Is the curriculum aligned to State Standards?
Yes. The Primary Curriculum (yellow book) is aligned with the first grade Phonological Awareness Standards of the Common Core Standards, as well as LAFS and TEKS. Click here for a summary of the first grade alignment and an alignment guide for your state can be requested by emailing pd@heggerty.org.
The Kindergarten Curriculum (blue book) is aligned with the Kindergarten Phonological Awareness Standards of the Common Core Standards, as well as LAFS and TEKS. Click here for a summary of the kindergarten alignment and an alignment guide for your state can be requested by emailing pd@heggerty.org.
An alignment to the Spanish CCSS standards for Kindergarten and 1st grade is also available.
Are the Heggerty Phonemic Awareness curricula cost effective?
Each classroom teacher needs a copy of the curriculum manual for their grade level. The lessons are oral and auditory, so there are no student materials needed to teach the lessons. The curriculum manual can be purchased once and then used each school year.
What separates Heggerty Phonemic Awareness from other literacy curricula?
Our lessons are designed to provide daily instruction in 8 phonological and phonemic awareness skills. We have created an explicit and systematic approach in which students are practicing blending, segmenting, isolating and manipulating words, syllables, onset-rime and/or phonemes each day. Most literacy curriculum currently available places minimal focus on phonemic awareness, only practicing 1-2 skills each day.

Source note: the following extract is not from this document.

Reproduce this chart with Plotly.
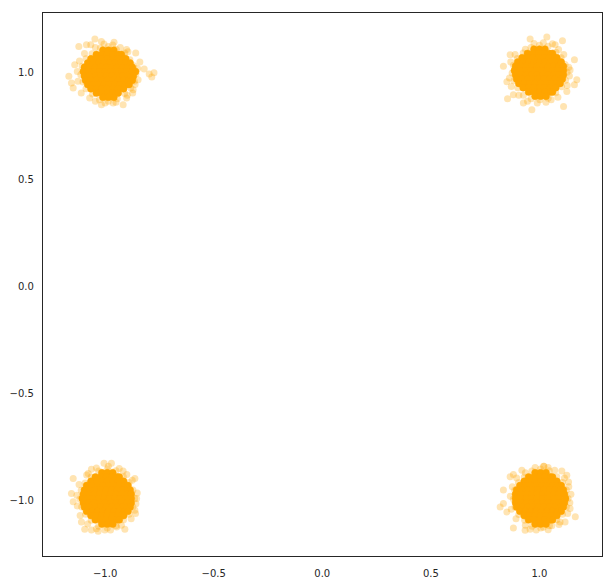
import plotly.graph_objects as go

# Four blobs. The dense middle of each blob is kept as
# rows (y, [x, ...]); the loose points around the edge are kept as (x, y).
tl_core_rows = [
    (1.105, [-1.01, -0.985, -0.96]),
    (1.085, [-1.04, -1.015, -0.99, -0.965, -0.94, -0.925]),
    (1.065, [-1.065, -1.04, -1.015, -0.99, -0.965, -0.94, -0.915, -0.905]),
    (1.045, [-1.08, -1.055, -1.03, -1.005, -0.98, -0.955, -0.93, -0.905, -0.885]),
    (1.025, [-1.095, -1.07, -1.045, -1.02, -0.995, -0.97, -0.945, -0.92, -0.895, -0.875]),
    (1.005, [-1.10, -1.075, -1.05, -1.025, -1.0, -0.975, -0.95, -0.925, -0.90, -0.875, -0.86]),
    (0.985, [-1.095, -1.07, -1.045, -1.02, -0.995, -0.97, -0.945, -0.92, -0.895, -0.87]),
    (0.965, [-1.09, -1.065, -1.04, -1.015, -0.99, -0.965, -0.94, -0.915, -0.89, -0.875]),
    (0.945, [-1.08, -1.055, -1.03, -1.005, -0.98, -0.955, -0.93, -0.905, -0.89]),
    (0.925, [-1.065, -1.04, -1.015, -0.99, -0.965, -0.94, -0.915]),
    (0.905, [-1.04, -1.015, -0.99, -0.965, -0.94]),
    (0.885, [-1.01, -0.985, -0.96]),
]
tl_halo = [
    (-1.047, 1.158), (-1.121, 1.123), (-1.086, 1.131), (-1.066, 1.131), (-1.017, 1.146),
    (-0.959, 1.142), (-0.901, 1.108), (-0.859, 1.092), (-0.820, 1.017), (-0.797, 0.994),
    (-0.775, 1.000), (-0.785, 0.980), (-1.167, 0.983), (-1.155, 0.952), (-1.147, 0.928),
    (-1.140, 1.037), (-0.848, 0.967), (-1.071, 0.882), (-1.017, 0.850), (-0.963, 0.858),
    (-0.917, 0.850), (-0.901, 0.882), (-0.871, 0.920),
    (-0.858, 0.995), (-0.868, 1.033), (-0.886, 1.060), (-0.910, 1.092), (-0.948, 1.108),
    (-0.985, 1.122), (-1.022, 1.115), (-1.060, 1.088), (-1.088, 1.065), (-1.106, 1.030),
    (-1.112, 0.990), (-1.102, 0.957), (-1.088, 0.925), (-1.058, 0.900), (-1.026, 0.874),
    (-0.985, 0.866), (-0.944, 0.878), (-0.910, 0.903), (-0.882, 0.928), (-0.865, 0.960),
    (-0.850, 1.020), (-0.862, 0.945), (-0.895, 1.098), (-0.930, 1.118), (-0.965, 1.130),
    (-1.005, 1.134), (-1.045, 1.118), (-1.095, 1.090), (-1.118, 1.055), (-1.128, 1.005),
    (-1.125, 0.960), (-1.110, 0.905), (-1.045, 0.866), (-1.000, 0.858), (-0.950, 0.862),
    (-0.898, 0.895), (-0.873, 0.905), (-0.840, 1.050),
]

tr_core_rows = [
    (1.11, [0.975, 1.0, 1.025]),
    (1.09, [0.945, 0.97, 0.995, 1.02, 1.045, 1.06]),
    (1.07, [0.92, 0.945, 0.97, 0.995, 1.02, 1.045, 1.07, 1.08]),
    (1.05, [0.90, 0.925, 0.95, 0.975, 1.0, 1.025, 1.05, 1.075, 1.10]),
    (1.03, [0.89, 0.915, 0.94, 0.965, 0.99, 1.015, 1.04, 1.065, 1.09, 1.11]),
    (1.01, [0.885, 0.91, 0.935, 0.96, 0.985, 1.01, 1.035, 1.06, 1.085, 1.11]),
    (0.99, [0.89, 0.915, 0.94, 0.965, 0.99, 1.015, 1.04, 1.065, 1.09, 1.11]),
    (0.97, [0.895, 0.92, 0.945, 0.97, 0.995, 1.02, 1.045, 1.07, 1.095, 1.105]),
    (0.95, [0.905, 0.93, 0.955, 0.98, 1.005, 1.03, 1.055, 1.08, 1.095]),
    (0.93, [0.925, 0.95, 0.975, 1.0, 1.025, 1.05, 1.075]),
    (0.91, [0.95, 0.975, 1.0, 1.025, 1.05, 1.06]),
    (0.89, [0.98, 1.005, 1.03]),
]
tr_halo = [
    (0.957, 1.157), (1.034, 1.167), (1.106, 1.149), (1.072, 1.131), (1.161, 1.061),
    (1.172, 0.967), (1.161, 0.944), (1.141, 1.013), (1.126, 0.912), (1.111, 0.842),
    (0.965, 0.827), (0.926, 0.858), (0.853, 0.878), (0.880, 0.897), (0.834, 1.030),
    (0.865, 1.084), (0.850, 0.958), (1.054, 0.874),
    (1.127, 1.002), (1.118, 1.038), (1.100, 1.070), (1.076, 1.095), (1.040, 1.124),
    (1.000, 1.128), (0.961, 1.118), (0.925, 1.092), (0.898, 1.066), (0.880, 1.035),
    (0.874, 0.998), (0.882, 0.962), (0.900, 0.930), (0.926, 0.895), (0.962, 0.878),
    (1.002, 0.873), (1.040, 0.880), (1.075, 0.906), (1.102, 0.934), (1.120, 0.965),
    (1.135, 1.025), (1.138, 0.985), (1.128, 0.940), (1.112, 1.085), (1.088, 1.108),
    (1.060, 1.135), (1.018, 1.140), (0.975, 1.136), (0.935, 1.110), (0.888, 1.085),
    (0.868, 1.050), (0.862, 0.975), (0.870, 0.935), (0.905, 0.895), (0.945, 0.866),
    (0.990, 0.858), (1.030, 0.862), (1.085, 0.885),
]

bl_core_rows = [
    (-0.87, [-1.015, -0.99, -0.965]),
    (-0.89, [-1.045, -1.02, -0.995, -0.97, -0.945, -0.935]),
    (-0.91, [-1.065, -1.04, -1.015, -0.99, -0.965, -0.94, -0.915]),
    (-0.93, [-1.085, -1.06, -1.035, -1.01, -0.985, -0.96, -0.935, -0.91, -0.895]),
    (-0.95, [-1.095, -1.07, -1.045, -1.02, -0.995, -0.97, -0.945, -0.92, -0.895, -0.885]),
    (-0.97, [-1.10, -1.075, -1.05, -1.025, -1.0, -0.975, -0.95, -0.925, -0.90, -0.88]),
    (-0.99, [-1.105, -1.08, -1.055, -1.03, -1.005, -0.98, -0.955, -0.93, -0.905, -0.88]),
    (-1.01, [-1.10, -1.075, -1.05, -1.025, -1.0, -0.975, -0.95, -0.925, -0.90, -0.88]),
    (-1.03, [-1.095, -1.07, -1.045, -1.02, -0.995, -0.97, -0.945, -0.92, -0.895, -0.885]),
    (-1.05, [-1.085, -1.06, -1.035, -1.01, -0.985, -0.96, -0.935, -0.91, -0.895]),
    (-1.07, [-1.065, -1.04, -1.015, -0.99, -0.965, -0.94, -0.915]),
    (-1.09, [-1.045, -1.02, -0.995, -0.97, -0.945, -0.935]),
    (-1.11, [-1.015, -0.99, -0.965]),
]
bl_halo = [
    (-1.005, -0.826), (-0.971, -0.826), (-1.063, -0.853), (-1.078, -0.873), (-0.917, -0.862),
    (-1.147, -0.897), (-0.863, -0.897), (-1.155, -0.967), (-1.147, -1.006), (-0.855, -0.990),
    (-1.109, -1.100), (-1.094, -1.134), (-1.063, -1.138), (-1.032, -1.143), (-1.001, -1.138),
    (-0.947, -1.123), (-0.909, -1.134), (-0.863, -1.045),
    (-0.864, -0.990), (-0.872, -0.950), (-0.890, -0.916), (-0.916, -0.888), (-0.950, -0.860),
    (-0.990, -0.852), (-1.030, -0.862), (-1.064, -0.890), (-1.092, -0.918), (-1.110, -0.952),
    (-1.116, -0.992), (-1.108, -1.030), (-1.090, -1.064), (-1.064, -1.092), (-1.030, -1.120),
    (-0.990, -1.128), (-0.950, -1.118), (-0.915, -1.090), (-0.890, -1.064), (-0.872, -1.030),
    (-0.852, -0.965), (-0.858, -1.015), (-0.875, -0.905), (-0.900, -0.878), (-0.935, -0.850),
    (-0.985, -0.840), (-1.040, -0.848), (-1.085, -0.880), (-1.120, -0.925), (-1.130, -0.975),
    (-1.128, -1.025), (-1.115, -1.070), (-1.080, -1.110), (-1.040, -1.132), (-0.975, -1.138),
    (-0.925, -1.115), (-0.880, -1.085), (-0.860, -1.060),
]

br_core_rows = [
    (-0.87, [0.98, 1.005, 1.03]),
    (-0.89, [0.95, 0.975, 1.0, 1.025, 1.05, 1.06]),
    (-0.91, [0.93, 0.955, 0.98, 1.005, 1.03, 1.055, 1.08]),
    (-0.93, [0.91, 0.935, 0.96, 0.985, 1.01, 1.035, 1.06, 1.085, 1.10]),
    (-0.95, [0.895, 0.92, 0.945, 0.97, 0.995, 1.02, 1.045, 1.07, 1.095, 1.11]),
    (-0.97, [0.89, 0.915, 0.94, 0.965, 0.99, 1.015, 1.04, 1.065, 1.09, 1.115]),
    (-0.99, [0.89, 0.915, 0.94, 0.965, 0.99, 1.015, 1.04, 1.065, 1.09, 1.12]),
    (-1.01, [0.89, 0.915, 0.94, 0.965, 0.99, 1.015, 1.04, 1.065, 1.09, 1.115]),
    (-1.03, [0.895, 0.92, 0.945, 0.97, 0.995, 1.02, 1.045, 1.07, 1.095, 1.11]),
    (-1.05, [0.91, 0.935, 0.96, 0.985, 1.01, 1.035, 1.06, 1.085, 1.10]),
    (-1.07, [0.93, 0.955, 0.98, 1.005, 1.03, 1.055, 1.08]),
    (-1.09, [0.95, 0.975, 1.0, 1.025, 1.05, 1.06]),
    (-1.11, [0.98, 1.005, 1.03]),
]
br_halo = [
    (0.919, -0.858), (0.865, -0.889), (0.880, -0.878), (1.103, -0.862), (1.126, -0.881),
    (1.134, -0.913), (0.834, -0.951), (0.819, -1.030), (0.834, -1.014), (0.850, -1.053),
    (1.141, -1.037), (1.165, -1.076), (1.118, -1.100), (0.880, -1.128), (0.934, -1.139),
    (0.957, -1.134), (1.018, -1.125), (1.057, -1.118), (1.095, -1.100), (1.020, -0.840),
    (1.040, -0.845),
    (1.132, -0.990), (1.124, -0.950), (1.106, -0.915), (1.080, -0.888), (1.045, -0.860),
    (1.005, -0.852), (0.965, -0.862), (0.930, -0.890), (0.903, -0.917), (0.886, -0.952),
    (0.880, -0.992), (0.888, -1.030), (0.905, -1.065), (0.932, -1.092), (0.966, -1.120),
    (1.006, -1.128), (1.046, -1.118), (1.080, -1.090), (1.106, -1.064), (1.124, -1.030),
    (1.145, -0.970), (1.140, -1.010), (1.135, -0.935), (1.115, -0.895), (1.070, -0.858),
    (1.020, -0.840), (0.980, -0.845), (0.935, -0.870), (0.895, -0.895), (0.875, -0.935),
    (0.866, -0.980), (0.870, -1.040), (0.892, -1.085), (0.935, -1.115), (0.985, -1.138),
    (1.040, -1.136), (1.090, -1.112), (1.130, -1.060),
]

tick_vals = [-1.0, -0.5, 0.0, 0.5, 1.0]
tick_text = ["\u22121.0", "\u22120.5", "0.0", "0.5", "1.0"]

ORANGE = "#FFA500"
INK = "#262626"


def rows_to_xy(rows):
    xs, ys = [], []
    for y, row in rows:
        for x in row:
            xs.append(x)
            ys.append(y)
    return xs, ys


halo_x, halo_y, core_x, core_y = [], [], [], []
for rows, halo in [(tl_core_rows, tl_halo), (tr_core_rows, tr_halo),
                   (bl_core_rows, bl_halo), (br_core_rows, br_halo)]:
    cx, cy = rows_to_xy(rows)
    core_x += cx
    core_y += cy
    halo_x += [p[0] for p in halo]
    halo_y += [p[1] for p in halo]

fig = go.Figure()
fig.add_trace(go.Scatter(x=halo_x, y=halo_y, mode="markers", hoverinfo="skip",
                         marker=dict(color=ORANGE, size=7, opacity=0.3, line=dict(width=0))))
fig.add_trace(go.Scatter(x=core_x, y=core_y, mode="markers", hoverinfo="skip",
                         marker=dict(color=ORANGE, size=7, opacity=1.0,
                                     line=dict(width=0.5, color=ORANGE))))

axis_style = dict(showgrid=False, zeroline=False, showline=True, mirror=True,
                  linecolor=INK, linewidth=1.25, ticks="", tickvals=tick_vals,
                  ticktext=tick_text, automargin=False,
                  tickfont=dict(family="DejaVu Sans", size=10, color=INK))

# the page body keeps its default 8px margin, so the figure is sized 8px smaller
fig.update_layout(width=606, height=575,
                  margin={'t': 5, 'b': 27, 'l': 35, 'r': 12},
                  plot_bgcolor="white", paper_bgcolor="white",
                  showlegend=False)
fig.update_xaxes(range=[-1.286, 1.288], ticklabelstandoff=8, **axis_style)
fig.update_yaxes(range=[-1.259, 1.279], ticklabelstandoff=6, **axis_style)

fig.write_html("out.html")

“The two best predictors of early reading success are alphabet recognition and phonemic awareness.” (Adams, 1990) With our curriculum, students receive daily practice in both alphabet recognition and 8 phonological awareness skills. This explicit instruction scaffolds support for students to work with early, basic and advanced phonemic awareness skills. Phonemic awareness instruction, along with phonics, provides students with the foundational skills they need to become automatic decoders of print.